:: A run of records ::
++++++++

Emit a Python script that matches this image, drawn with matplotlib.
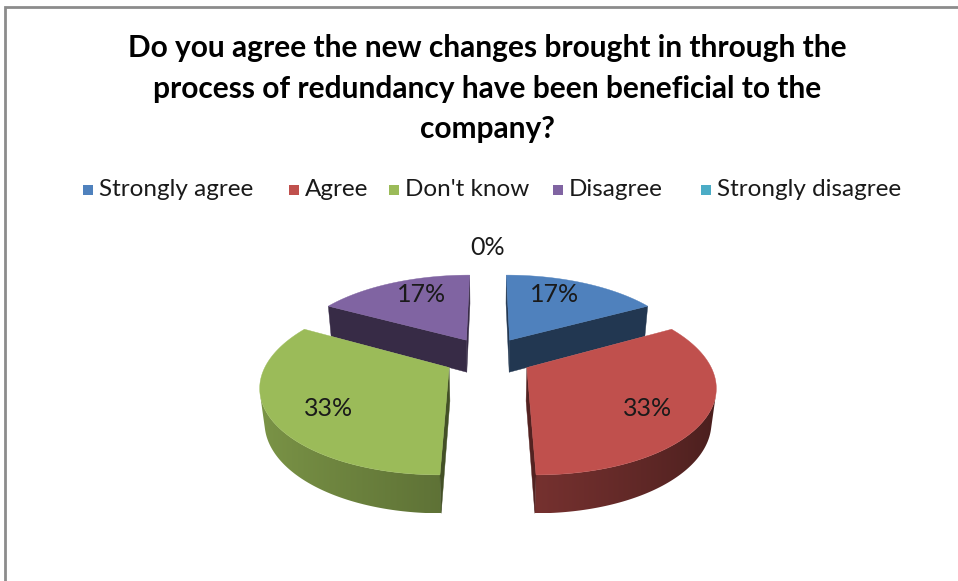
import numpy as np
import matplotlib.pyplot as plt
import matplotlib.colors as mcolors
from matplotlib.patches import Polygon, Rectangle

categories = ['Strongly agree', 'Agree', "Don't know", 'Disagree', 'Strongly disagree']
percent = [17, 33, 33, 17, 0]
colors = ['#4F81BD', '#C0504D', '#9BBB59', '#8064A2', '#4BACC6']
title = ('Do you agree the new changes brought in through the\n'
         'process of redundancy have been beneficial to the\n'
         'company?')

plt.rcParams['font.family'] = ['Lato', 'DejaVu Sans']

W, H = 958, 581
fig = plt.figure(figsize=(W / 100, H / 100), dpi=100)
ax = fig.add_axes([0, 0, 1, 1])
ax.set_xlim(0, W)
ax.set_ylim(H, 0)
ax.axis('off')

# chart area frame (top and left edges only)
ax.plot([5.5, 5.5, W], [H, 6.5, 6.5], color='#8c8c8c', lw=2,
        solid_joinstyle='miter', zorder=0)

# simple perspective camera for the 3-D pie
cx, cy = 488, 357
elev = np.radians(27.4)
dist = 4.77
focal = 859
depth = 0.21
explode = 0.245
cam = np.array([0.0, dist * np.sin(elev), dist * np.cos(elev)])


def project(p):
    p = np.asarray(p, dtype=float)
    X, Y, Z = p[..., 0], p[..., 1], p[..., 2]
    u = Y * np.cos(elev) - Z * np.sin(elev)
    d = dist - (Z * np.cos(elev) + Y * np.sin(elev))
    return np.stack([cx + focal * X / d, cy - focal * u / d], axis=-1)


def shade(color, theta):
    # light coming from the left
    k = 0.57 - 0.22 * np.sin(theta) - 0.04 * np.cos(theta)
    return np.clip(np.array(mcolors.to_rgb(color)) * k, 0, 1)


def darken(color, k=0.43):
    return np.array(mcolors.to_rgb(color)) * k


def direction(t):
    return np.array([np.sin(t), 0.0, -np.cos(t)])


def facing(normal, point):
    return np.dot(normal, cam - point) > 0


total = float(sum(percent))
angles = np.concatenate([[0], np.cumsum(percent) / total * 2 * np.pi])

slices = []
for i, val in enumerate(percent):
    if val <= 0:
        continue
    t1, t2 = angles[i], angles[i + 1]
    off = explode * direction(0.5 * (t1 + t2))
    ts = np.linspace(t1, t2, 120)
    top = np.array([direction(t) for t in ts]) + off
    bot = top + np.array([0, -depth, 0])
    c_top = off.copy()
    c_bot = off + np.array([0, -depth, 0])

    # visible part of the curved outer wall
    tm = 0.5 * (ts[:-1] + ts[1:])
    vis = [j for j in range(len(tm))
           if facing(direction(tm[j]), 0.5 * (top[j] + bot[j + 1]))]
    wall = None
    if vis:
        a, b = vis[0], vis[-1] + 1
        outline = project(np.vstack([top[a:b + 1], bot[a:b + 1][::-1]]))
        xs = project(0.5 * (top[a:b] + top[a + 1:b + 1]))[:, 0]
        cols = np.array([shade(colors[i], t) for t in tm[a:b]])
        wall = (outline, xs, cols)

    cuts = []
    for rim_t, rim_b, nt in [(top[0], bot[0], t1 - np.pi / 2),
                             (top[-1], bot[-1], t2 + np.pi / 2)]:
        quad = np.array([c_top, rim_t, rim_b, c_bot])
        if facing(direction(nt), quad.mean(axis=0)):
            cuts.append((project(quad), darken(colors[i])))

    face = project(np.vstack([c_top, top]))
    centre = np.vstack([top, c_top]).mean(axis=0)
    slices.append((np.linalg.norm(cam - centre), i, wall, cuts, face))

z = 1
for _, i, wall, cuts, face in sorted(slices, key=lambda s: -s[0]):
    if wall is not None:
        outline, xs, cols = wall
        x0, x1 = outline[:, 0].min(), outline[:, 0].max()
        y0, y1 = outline[:, 1].min(), outline[:, 1].max()
        gx = np.linspace(x0, x1, 400)
        order = np.argsort(xs)
        grad = np.stack([np.interp(gx, xs[order], cols[order, k])
                         for k in range(3)], axis=-1)[None, :, :]
        clip = Polygon(outline, closed=True, transform=ax.transData)
        im = ax.imshow(grad, extent=(x0, x1, y1, y0), aspect='auto',
                       interpolation='bilinear', zorder=z)
        im.set_clip_path(clip)
        z += 1
    for quad, col in cuts:
        ax.add_patch(Polygon(quad, closed=True, facecolor=col, edgecolor=col,
                             lw=0.3, zorder=z))
        z += 1
    ax.add_patch(Polygon(face, closed=True, facecolor=colors[i],
                         edgecolor=colors[i], lw=0.3, zorder=z))
    z += 1

ax.set_xlim(0, W)
ax.set_ylim(H, 0)

# percentage labels, pulled a little toward the front/back axis
for i, val in enumerate(percent):
    mid = 0.5 * (angles[i] + angles[i + 1])
    off = explode * direction(mid)
    if val > 0:
        t = mid - 0.12 * np.sin(2 * mid)
        pos = off + 0.725 * direction(t)
    else:
        pos = (explode + 1.5) * direction(mid)
    x, y = project(pos)
    ax.text(x, y, f'{val:.0f}%', ha='center', va='center', fontsize=18,
            color='#1a1a1a', zorder=50)

# title
fig.text(487 / W, 1 - 34 / H, title, ha='center', va='top', fontsize=21.5,
         fontweight='bold', linespacing=1.55, color='black')

# legend
leg_x = [83, 289, 389, 553, 701]
for i, name in enumerate(categories):
    ax.add_patch(Rectangle((leg_x[i], 184.5), 10, 10, facecolor=colors[i],
                           edgecolor='none', zorder=50))
    ax.text(leg_x[i] + 16, 189.5, name, ha='left', va='center', fontsize=17.5,
            color='#1a1a1a', zorder=50)

fig.savefig('out.png', dpi=100)
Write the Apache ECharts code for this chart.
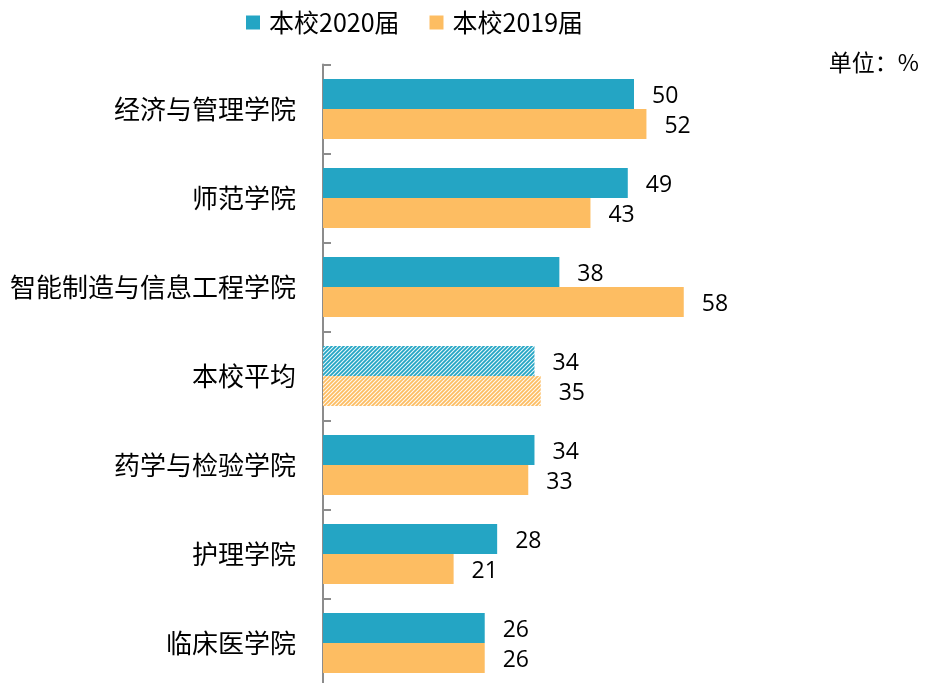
<!DOCTYPE html>
<html>
<head>
<meta charset="utf-8">
<script src="https://cdn.jsdelivr.net/npm/echarts@6/dist/echarts.min.js"></script>
<style>
  html, body { margin: 0; padding: 0; background: #fff; }
  #chart { width: 925px; height: 683px; }
</style>
</head>
<body>
<div id="chart"></div>
<script>
// College names, top to bottom
var categories = ['经济与管理学院', '师范学院', '智能制造与信息工程学院', '本校平均', '药学与检验学院', '护理学院', '临床医学院'];
var seriesNames = ['本校2020届', '本校2019届'];
var values2020 = [50, 49, 38, 34, 34, 28, 26];
var values2019 = [52, 43, 58, 35, 33, 21, 26];
var averageLabel = '本校平均';
var unitText = '单位：%';

var TEAL = '#24A5C4';
var ORANGE = '#FDBD62';

// Diagonal-stripe fill used for the school average bars
function stripePattern(base) {
  var size = 4;
  var c = document.createElement('canvas');
  c.width = size; c.height = size;
  var ctx = c.getContext('2d');
  ctx.fillStyle = base;
  ctx.fillRect(0, 0, size, size);
  ctx.strokeStyle = 'rgba(255,255,255,0.9)';
  ctx.lineWidth = 1.1;
  ctx.beginPath();
  ctx.moveTo(0, size); ctx.lineTo(size, 0);
  ctx.moveTo(-1, 1); ctx.lineTo(1, -1);
  ctx.moveTo(size - 1, size + 1); ctx.lineTo(size + 1, size - 1);
  ctx.stroke();
  return { image: c, repeat: 'repeat' };
}

function buildData(values, base) {
  return values.map(function (v, i) {
    if (categories[i] === averageLabel) {
      return { value: v, itemStyle: { color: stripePattern(base) } };
    }
    return v;
  });
}

var chart = echarts.init(document.getElementById('chart'), null, { renderer: 'canvas' });

var labelStyle = {
  show: true,
  position: 'right',
  distance: 18,
  offset: [0, 2],
  color: '#000',
  fontFamily: 'Open Sans',
  fontSize: 23
};

chart.setOption({
  animation: false,
  backgroundColor: '#fff',
  legend: {
    left: 241,
    top: 5,
    itemWidth: 14,
    itemHeight: 14,
    itemGap: 30,
    icon: 'rect',
    textStyle: { fontFamily: 'Noto Sans CJK SC', fontSize: 25, color: '#000', padding: [0, 0, 0, 4] },
    data: seriesNames
  },
  graphic: [{
    type: 'text',
    right: 6,
    top: 51,
    style: { text: unitText, fontFamily: 'Noto Sans CJK SC', fontSize: 23, fill: '#000' }
  }],
  grid: {
    left: 323,
    top: 64.5,
    width: 497.6,
    height: 623,
    outerBoundsMode: 'none'
  },
  xAxis: {
    type: 'value',
    min: 0,
    max: 80,
    show: false
  },
  yAxis: {
    type: 'category',
    inverse: true,
    data: categories,
    axisLine: { show: true, lineStyle: { color: '#8c8c8c', width: 2 } },
    axisTick: { show: true, inside: true, length: 8, lineStyle: { color: '#8c8c8c', width: 2 } },
    axisLabel: { margin: 27, color: '#000', fontFamily: 'Noto Sans CJK SC', fontSize: 26 }
  },
  series: [
    {
      name: seriesNames[0],
      type: 'bar',
      barWidth: 30,
      barGap: '0%',
      itemStyle: { color: TEAL },
      label: labelStyle,
      data: buildData(values2020, TEAL)
    },
    {
      name: seriesNames[1],
      type: 'bar',
      barWidth: 30,
      barGap: '0%',
      itemStyle: { color: ORANGE },
      label: labelStyle,
      data: buildData(values2019, ORANGE)
    }
  ]
});
</script>
</body>
</html>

++++++++

:: GIVEN REQUEST ::
Above are the records. Print exactly the lines from the one containing "Write the Apache ECharts code for this chart." to the one containing "var ORANGE = '#FDBD62';", both included, and nothing else; pictures are excluded.

:: ANSWER TO THIS PROBLEM ::
Write the Apache ECharts code for this chart.
<!DOCTYPE html>
<html>
<head>
<meta charset="utf-8">
<script src="https://cdn.jsdelivr.net/npm/echarts@6/dist/echarts.min.js"></script>
<style>
  html, body { margin: 0; padding: 0; background: #fff; }
  #chart { width: 925px; height: 683px; }
</style>
</head>
<body>
<div id="chart"></div>
<script>
// College names, top to bottom
var categories = ['经济与管理学院', '师范学院', '智能制造与信息工程学院', '本校平均', '药学与检验学院', '护理学院', '临床医学院'];
var seriesNames = ['本校2020届', '本校2019届'];
var values2020 = [50, 49, 38, 34, 34, 28, 26];
var values2019 = [52, 43, 58, 35, 33, 21, 26];
var averageLabel = '本校平均';
var unitText = '单位：%';

var TEAL = '#24A5C4';
var ORANGE = '#FDBD62';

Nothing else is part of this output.